A glance at my neighbor’s house clearly yielded the source of his problem – a towering orange tree that was sagging with fruit. But my neighbor also used this bounty as an opportunity to give away other things as well; books, nicknacks, magazines, and spare parts were brought out from the bowels of his garage in boxes and plunked next to the bright orange lures.

Like many others, I went for the fruit but stayed for the boxes of free books and magazines.

In general, I was pretty good about saying “no” (you would understand how remarkable that was if you saw my bookshelves), but how could I say “no” to four issues of a mystery magazine, two from 1977 and two from 1978? Thus I acquired my first copies of Ellery Queen Mystery Magazine. The short stories were good, but the real surprise for me was when I found the mystery poetry!
IMG_4560.jpgI consider poetry “found” when it pops up in unexpected places. True, many literary magazines take both short fiction and poetry, but mystery isn’t a genre I often associated with poetry. That misconception has now been corrected!

Ellery Queen is still in publication (their website is here) and still accepts poetry submissions for “Detectiverse.” They are, in fact, the longest running mystery magazine in the world. I couldn’t find much information on the poet, Mark Grenier, other than his publications in Ellery Queen and Isaac Asimov’s Science Fiction Magazine (SciFi poetry too!). He was featured in a 2006 article in the Irish Times for conducting poetry workshops for patients at several Irish hospitals. (Side note: “Grenier” is a very poetic last name, it turns out – there are several other published and famous poets that share it.) So, the author of this mystery poem is mostly a mystery himself, for now…



    1. Right? Like I mentioned to Marple25Mary below, I tend to compartmentalize poetry from other genres. This “discovery” reminded me that I don’t have a good reason for that at all!


  1. Thanks for that, Marcy. I remember the summer my family went to Madison Wisconsin in 1965. I found an old bookstore that had old (circa 1950s) EQMMs! I went ape, even as a 13 year old, and bought dozens of them. I may have one left, dammit.
    I only remember one story, which was a bit bizarre. It is difficult to describe, but it was written as if the author was stalking the person who was reading the story; as if the text was not the mass-produced print version, but rather a version inserted just for the reader (me). (Don’t know if that is clear; but I think about it now and then in the context of an impossible concept to understand today in the era of electronic (not printed) text.

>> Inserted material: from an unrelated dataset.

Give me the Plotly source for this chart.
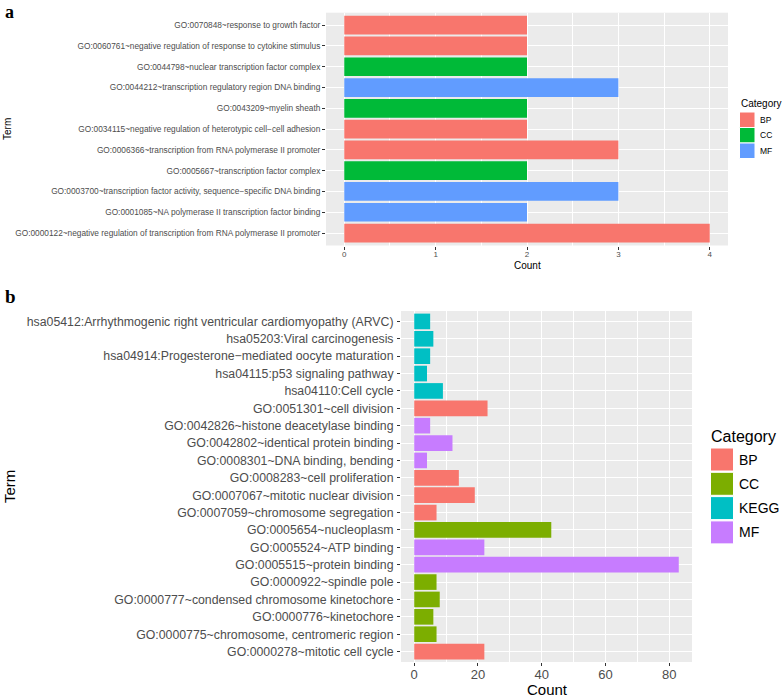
import plotly.graph_objects as go

# ---------------- Panel a data (top to bottom) ----------------
terms_a = [
    "GO:0070848~response to growth factor",
    "GO:0060761~negative regulation of response to cytokine stimulus",
    "GO:0044798~nuclear transcription factor complex",
    "GO:0044212~transcription regulatory region DNA binding",
    "GO:0043209~myelin sheath",
    "GO:0034115~negative regulation of heterotypic cell\u2212cell adhesion",
    "GO:0006366~transcription from RNA polymerase II promoter",
    "GO:0005667~transcription factor complex",
    "GO:0003700~transcription factor activity, sequence\u2212specific DNA binding",
    "GO:0001085~NA polymerase II transcription factor binding",
    "GO:0000122~negative regulation of transcription from RNA polymerase II promoter",
]
count_a = [2, 2, 2, 3, 2, 2, 3, 2, 3, 2, 4]
cat_a = ["BP", "BP", "CC", "MF", "CC", "BP", "BP", "CC", "MF", "MF", "BP"]
cats_a = ["BP", "CC", "MF"]
colors_a = {"BP": "#F8766D", "CC": "#00BA38", "MF": "#619CFF"}

# ---------------- Panel b data (top to bottom) ----------------
terms_b = [
    "hsa05412:Arrhythmogenic right ventricular cardiomyopathy (ARVC)",
    "hsa05203:Viral carcinogenesis",
    "hsa04914:Progesterone\u2212mediated oocyte maturation",
    "hsa04115:p53 signaling pathway",
    "hsa04110:Cell cycle",
    "GO:0051301~cell division",
    "GO:0042826~histone deacetylase binding",
    "GO:0042802~identical protein binding",
    "GO:0008301~DNA binding, bending",
    "GO:0008283~cell proliferation",
    "GO:0007067~mitotic nuclear division",
    "GO:0007059~chromosome segregation",
    "GO:0005654~nucleoplasm",
    "GO:0005524~ATP binding",
    "GO:0005515~protein binding",
    "GO:0000922~spindle pole",
    "GO:0000777~condensed chromosome kinetochore",
    "GO:0000776~kinetochore",
    "GO:0000775~chromosome, centromeric region",
    "GO:0000278~mitotic cell cycle",
]
count_b = [5, 6, 5, 4, 9, 23, 5, 12, 4, 14, 19, 7, 43, 22, 83, 7, 8, 6, 7, 22]
cat_b = ["KEGG", "KEGG", "KEGG", "KEGG", "KEGG", "BP", "MF", "MF", "MF", "BP",
         "BP", "BP", "CC", "MF", "MF", "CC", "CC", "CC", "CC", "BP"]
cats_b = ["BP", "CC", "KEGG", "MF"]
colors_b = {"BP": "#F8766D", "CC": "#7CAE00", "KEGG": "#00BFC4", "MF": "#C77CFF"}

W, H = 784, 698
FONT = "Liberation Sans, Arial, sans-serif"
SERIF = "Liberation Serif, Times New Roman, serif"

fig = go.Figure()

for c in cats_a:
    ys = [t for t, k in zip(terms_a, cat_a) if k == c]
    xs = [v for v, k in zip(count_a, cat_a) if k == c]
    fig.add_trace(go.Bar(x=xs, y=ys, orientation="h", name=c, width=0.9,
                         marker=dict(color=colors_a[c], line=dict(width=0)),
                         xaxis="x", yaxis="y", showlegend=False))

for c in cats_b:
    ys = [t for t, k in zip(terms_b, cat_b) if k == c]
    xs = [v for v, k in zip(count_b, cat_b) if k == c]
    fig.add_trace(go.Bar(x=xs, y=ys, orientation="h", name=c, width=0.9,
                         marker=dict(color=colors_b[c], line=dict(width=0)),
                         xaxis="x2", yaxis="y2", showlegend=False))


def px_x(p):
    return p / W


def px_y(p):
    return 1 - p / H


shapes = []
annotations = []


def add_text(text, x, y, size, xanchor="left", yanchor="middle", angle=0,
             color="#000000", family=FONT):
    annotations.append(dict(text=text, x=px_x(x), y=px_y(y), xref="paper", yref="paper",
                            xanchor=xanchor, yanchor=yanchor, showarrow=False,
                            textangle=angle, font=dict(size=size, color=color, family=family)))


def add_legend(cats, colors, title_x, title_y, title_size, key_x, key_y0, key_size, step,
               label_size):
    add_text("Category", title_x, title_y, title_size)
    for i, c in enumerate(cats):
        y0 = key_y0 + i * step
        shapes.append(dict(type="rect", xref="paper", yref="paper",
                           x0=px_x(key_x), x1=px_x(key_x + key_size),
                           y0=px_y(y0 + key_size), y1=px_y(y0),
                           fillcolor=colors[c], line=dict(color="white", width=1)))
        add_text(c, key_x + key_size + 3, y0 + key_size / 2, label_size)


# legends (drawn as keys + labels, like ggplot's guide)
add_legend(cats_a, colors_a, 739, 103, 10, 739.5, 112, 15.5, 15.5, 8.5)
add_legend(cats_b, colors_b, 709, 436, 16, 710.5, 448, 23, 24.3, 14)

# panel tags
add_text("<b>a</b>", 3, 0, 18, yanchor="top", family=SERIF)
add_text("<b>b</b>", 3, 297, 19, family=SERIF)
# axis titles
add_text("Term", 8, 129, 10, xanchor="center", angle=-90)
add_text("Term", 9, 487, 15, xanchor="center", angle=-90)
add_text("Count", 527, 265, 10, xanchor="center")
add_text("Count", 547, 689, 15, xanchor="center")

fig.update_layout(
    width=W, height=H,
    margin=dict(l=0, r=0, t=0, b=0),
    paper_bgcolor="white",
    plot_bgcolor="#EBEBEB",
    barmode="overlay",
    showlegend=False,
    font=dict(family=FONT, color="#000000"),
    xaxis=dict(domain=[px_x(326), px_x(728)], anchor="y", range=[-0.2, 4.2],
               tickvals=[0, 1, 2, 3, 4], showgrid=True, gridcolor="white", gridwidth=1.1,
               minor=dict(showgrid=True, gridcolor="white", gridwidth=0.5, dtick=0.5, tick0=0.5),
               zeroline=False, ticks="outside", ticklen=3, tickcolor="#333333",
               automargin=False, ticklabelstandoff=-2,
               tickfont=dict(size=8, color="#4D4D4D", family=FONT)),
    yaxis=dict(domain=[px_y(245.5), px_y(12.7)], anchor="x", type="category",
               categoryorder="array", categoryarray=terms_a,
               range=[len(terms_a) - 0.4, -0.6], automargin=False,
               showgrid=True, gridcolor="white", gridwidth=1.1, zeroline=False,
               ticks="outside", ticklen=3, tickcolor="#333333",
               tickfont=dict(size=8.3, color="#4D4D4D", family=FONT)),
    xaxis2=dict(domain=[px_x(401), px_x(692)], anchor="y2", range=[-4.15, 87.15],
                tickvals=[0, 20, 40, 60, 80], showgrid=True, gridcolor="white", gridwidth=1.2,
                minor=dict(showgrid=True, gridcolor="white", gridwidth=0.6, dtick=20, tick0=10),
                zeroline=False, ticks="outside", ticklen=3, tickcolor="#333333",
                automargin=False, ticklabelstandoff=-3,
                tickfont=dict(size=13, color="#4D4D4D", family=FONT)),
    yaxis2=dict(domain=[px_y(662), px_y(311)], anchor="x2", type="category",
                categoryorder="array", categoryarray=terms_b,
                range=[len(terms_b) - 0.4, -0.6], automargin=False,
                showgrid=True, gridcolor="white", gridwidth=1.2, zeroline=False,
                ticks="outside", ticklen=3, tickcolor="#333333", ticklabelstandoff=1,
                tickfont=dict(size=12.3, color="#4D4D4D", family=FONT)),
    shapes=shapes,
    annotations=annotations,
)

fig.write_html(
    "out.html",
    config={"displayModeBar": False},
    post_script="document.body.style.margin='0';document.body.style.padding='0';"
                "document.body.style.overflow='hidden';",
)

    1. Sadly, most literary magazines don’t have long lifespans, so I was pleasantly surprised to see that EQMM is still in business! It would be fun to compare the issues from the 50s, 70s, and today to see how short story “fashion” has changed. The story you remember almost sounds like a mystery version of “choose your adventure”, where the reader is inserted into the story (it was the closest comparison I could think of to your description).

      My neighbor is one of the original owners in this area (the whole development was built in the 1950s) – so I keep hoping he will put out more literary magazine treasures. But I think since the oranges have run out this year, so has the garage clear out!